$\displaystyle L=\{x= \[\alpha_1,\ldots,\alpha_n\]^\top\ | \sum_{i=1}^n \alpha_i^2 =615\} $
And in general how can I show wether a subset of a vector space is affine or not?
Thank you!
Whatever the overall space is. In your problem, it would be $\displaystyle R^n$. As long as you are working in $\displaystyle R^n$ you can charactize an "affine set" (that is not a subspace), geometrically, as a line or plane or "hyper-plane" (of whatever dimension) that does NOT include the origin.

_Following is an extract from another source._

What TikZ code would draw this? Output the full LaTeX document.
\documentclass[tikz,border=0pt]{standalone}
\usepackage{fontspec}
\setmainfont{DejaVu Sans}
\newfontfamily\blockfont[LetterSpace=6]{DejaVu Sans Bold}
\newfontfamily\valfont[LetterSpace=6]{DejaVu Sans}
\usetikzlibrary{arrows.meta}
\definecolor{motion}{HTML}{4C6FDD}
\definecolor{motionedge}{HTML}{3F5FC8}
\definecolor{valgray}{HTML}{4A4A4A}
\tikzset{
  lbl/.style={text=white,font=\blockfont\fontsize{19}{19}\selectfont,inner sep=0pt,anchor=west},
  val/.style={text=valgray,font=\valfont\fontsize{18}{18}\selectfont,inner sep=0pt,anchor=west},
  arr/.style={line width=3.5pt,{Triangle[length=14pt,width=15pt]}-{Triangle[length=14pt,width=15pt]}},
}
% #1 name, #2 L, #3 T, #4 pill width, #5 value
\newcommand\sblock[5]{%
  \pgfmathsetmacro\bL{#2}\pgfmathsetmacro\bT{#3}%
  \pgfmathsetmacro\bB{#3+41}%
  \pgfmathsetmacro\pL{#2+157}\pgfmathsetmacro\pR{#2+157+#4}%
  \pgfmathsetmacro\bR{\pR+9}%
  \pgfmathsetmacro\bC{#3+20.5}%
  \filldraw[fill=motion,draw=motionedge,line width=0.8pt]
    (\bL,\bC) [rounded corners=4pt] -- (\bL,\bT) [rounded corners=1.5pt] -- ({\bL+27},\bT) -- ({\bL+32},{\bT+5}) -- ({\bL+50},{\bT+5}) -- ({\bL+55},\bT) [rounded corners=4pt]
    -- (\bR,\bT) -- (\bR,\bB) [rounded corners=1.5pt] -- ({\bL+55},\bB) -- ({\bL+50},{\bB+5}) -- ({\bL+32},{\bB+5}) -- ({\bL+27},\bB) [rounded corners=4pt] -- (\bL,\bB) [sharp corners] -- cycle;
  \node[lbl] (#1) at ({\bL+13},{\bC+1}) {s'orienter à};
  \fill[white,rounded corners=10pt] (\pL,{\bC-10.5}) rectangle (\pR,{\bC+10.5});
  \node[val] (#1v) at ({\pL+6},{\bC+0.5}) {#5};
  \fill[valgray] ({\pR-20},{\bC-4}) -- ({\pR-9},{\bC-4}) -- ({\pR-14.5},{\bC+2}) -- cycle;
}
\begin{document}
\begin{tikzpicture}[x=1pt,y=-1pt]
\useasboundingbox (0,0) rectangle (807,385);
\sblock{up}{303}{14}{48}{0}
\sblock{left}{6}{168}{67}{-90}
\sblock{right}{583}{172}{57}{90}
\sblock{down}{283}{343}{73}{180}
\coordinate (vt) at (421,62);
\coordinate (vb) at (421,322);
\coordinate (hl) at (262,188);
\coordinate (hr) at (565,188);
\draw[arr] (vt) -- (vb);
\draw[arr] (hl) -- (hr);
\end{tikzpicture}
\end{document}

The condition that $\displaystyle \sum \alpha_i^2= 615$ simply says that this is the set of all vectors in $\displaystyle R^n$ with length $\displaystyle \sqrt{615}$. Is that a plane (of whatever dimension) in $\displaystyle R^n$?
Hmm, yes I tihnk that is a plane. By the way I found an other way of solution but Im not sure wether it is right or not. So $\displaystyle L \subseteq \mathbb{R}^n$ is affine if $\displaystyle \alpha x+\beta y \in L$ for all $\displaystyle x,y\in L$ and$\displaystyle \alpha + \beta=1$.
And what I did:
$\displaystyle \sum_{i=1}^n \alpha {x_i}^2 + \sum_{i=1}^n (1-\alpha) {y_i}^2 $
then follows
$\displaystyle \alpha \sum_{i=1}^n {x_i}^2 + (1-\alpha) \sum_{i=1}^n {y_i}^2 $
and because $\displaystyle \sum_{i=1}^n {x_1}^2 =615$ and $\displaystyle \sum_{i=1}^n {y_1}^2=615$
$\displaystyle \alpha \sum_{i=1}^n {x_i}^2 + (1-\alpha) \sum_{i=1}^n {y_i}^2 =615 $
So it is an affine set.